1920s Schwinn built bicycle.


----------



## JO BO (May 7, 2020)

Chainring is surely incorrect then as it seems like a tin piece of junk?   The badge holes are about as far apart horizontally as possible so the badge must have been extremely curved to fit


----------



## JO BO (May 7, 2020)

I just pulled the crank hoping it was original with a new chainring.    No luck. Has  A S 69 dated crank.


----------



## stezell (May 7, 2020)

Probably would have been a dogleg crank arm and that was a Wald chainring, saddle's incorrect as well. Cool bikes young fella, I'm guessing you have been sitting on them for sometime now. Now we know where the stash is located.

V/r
Sean


----------



## JO BO (May 7, 2020)

What’s your best guess as to year and model? Thanks


----------



## JLF (May 7, 2020)

Very cool bike!  I cant help with ID though, sorry.


----------



## stezell (May 8, 2020)

B10 model, 20's early 30's I would guess.


----------



## JO BO (May 17, 2020)

I have been searching late 20’s early 30’s Schwinn and have only found 1 with a frame like this one where the lower bar meets the bar from the bb to the head tube a few inches down. All others meet together at the head tube it was a 1928 Excelsior B 10. Is it a size thing or?


----------



## Archie Sturmer (May 17, 2020)

Does the down tube have weld repairs at the top and bottom joints; if so perhaps some of the paint might not be original; can’t read the serial number from the picture provided.  The wide holes for the head badge might reflect a Mead product, or as you have suggested, a Schwinn-Excelsior model.  Because the chain ring was swapped, it may have been a skip tooth bicycle.


----------



## Allrounderco (May 18, 2020)

Looks repainted to me. Headset cups are black. Rims, bars, and stem seem painted as well.
Not to worry - it's a cool bike. I like it!


----------



## Allrounderco (May 18, 2020)

JO BO said:


> I have been searching late 20’s early 30’s Schwinn and have only found 1 with a frame like this one where the lower bar meets the bar from the bb to the head tube a few inches down.
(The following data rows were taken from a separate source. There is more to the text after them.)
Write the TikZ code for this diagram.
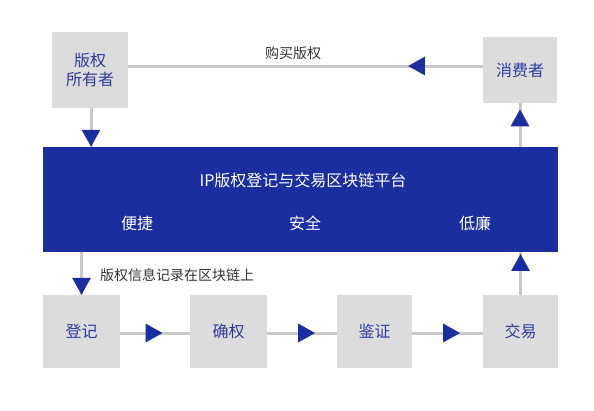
\documentclass[tikz,border=0pt]{standalone}
\usepackage{fontspec}
\setmainfont{Noto Sans CJK SC}
\usetikzlibrary{arrows.meta,decorations.markings}
\definecolor{platblue}{HTML}{1B2EA0}
\definecolor{boxgray}{HTML}{DCDCDC}
\definecolor{linegray}{HTML}{C9C9C9}
\definecolor{boxtext}{HTML}{2E3C9C}
\definecolor{labeltext}{HTML}{333333}
\tikzset{
  greybox/.style={fill=boxgray, draw=none, inner sep=0pt, text=boxtext, font=\fontsize{16}{19}\selectfont, align=center},
  conn/.style={draw=linegray, line width=3pt},
  tri/.style={postaction={decorate, decoration={markings, mark=at position #1 with {\arrow[platblue]{Triangle[length=17pt,width=18pt]}}}}},
  lbl/.style={text=labeltext, font=\fontsize{14}{16}\selectfont, inner sep=0pt},
  wlbl/.style={text=white, font=\fontsize{16}{19}\selectfont, inner sep=0pt}
}
\begin{document}
\begin{tikzpicture}[x=1pt,y=-1pt]
\useasboundingbox[fill=white] (0,0) rectangle (594,410);
% boxes
\node[greybox, minimum width=76pt, minimum height=76pt] (owner) at (90,70) {版权\\所有者};
\node[greybox, minimum width=74pt, minimum height=66pt] (consumer) at (520,70) {消费者};
\node[fill=platblue, inner sep=0pt, minimum width=515pt, minimum height=105pt] (platform) at (300.5,199.5) {};
\node[greybox, minimum width=77pt, minimum height=73pt] (reg) at (81.5,331.5) {登记};
\node[greybox, minimum width=77pt, minimum height=73pt] (conf) at (228.5,331.5) {确权};
\node[greybox, minimum width=75pt, minimum height=73pt] (auth) at (374.5,331.5) {鉴证};
\node[greybox, minimum width=75pt, minimum height=73pt] (trade) at (520.5,331.5) {交易};
% platform texts
\node[wlbl] (ptitle) at (303,180) {IP版权登记与交易区块链平台};
\node[wlbl] (p1) at (137,223) {便捷};
\node[wlbl] (p2) at (305,223) {安全};
\node[wlbl] (p3) at (475,223) {低廉};
% connectors
\draw[conn, tri=0.211] ([yshift=4pt]consumer.west) -- ([yshift=4pt]owner.east);
\node[lbl] (buy) at (293,53) {购买版权};
\draw[conn, tri=1] ([xshift=1pt]owner.south) -- ([xshift=1pt]owner.south |- platform.north);
\draw[conn, tri=0.86] (consumer.south |- platform.north) -- (consumer.south);
\draw[conn, tri=1] (reg.north |- platform.south) -- (reg.north);
\node[lbl, anchor=west] (rec) at (100,275) {版权信息记录在区块链上};
\draw[conn, tri=0.96] (trade.north) -- (trade.north |- platform.south);
\draw[conn, tri=0.61] ([yshift=-1.5pt]reg.east) -- ([yshift=-1.5pt]conf.west);
\draw[conn, tri=0.69] ([yshift=-1.5pt]conf.east) -- ([yshift=-1.5pt]auth.west);
\draw[conn, tri=0.68] ([yshift=-1.5pt]auth.east) -- ([yshift=-1.5pt]trade.west);
\end{tikzpicture}
\end{document}
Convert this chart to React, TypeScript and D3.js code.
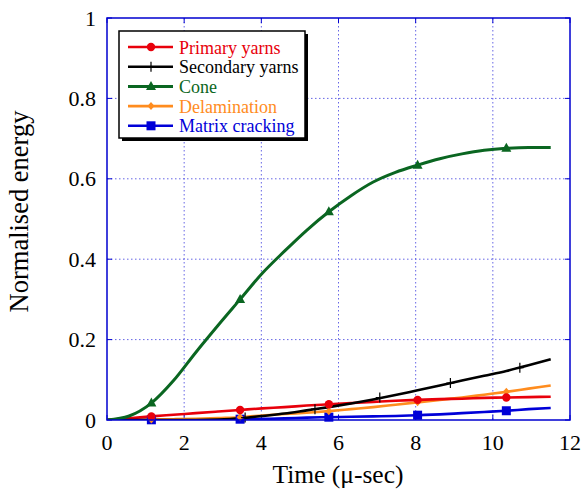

All others meet together at the head tube it was a 1928 Excelsior B 10. Is it a size thing or?



My '32 Schwinn (or so I believe) has the tubes that meet like  yours. Oddly, mine has the top and down tubes entering the lug-like extensions on the head tube. A feature I have not found on any other bike, so I'm in doubt about my own bike.


----------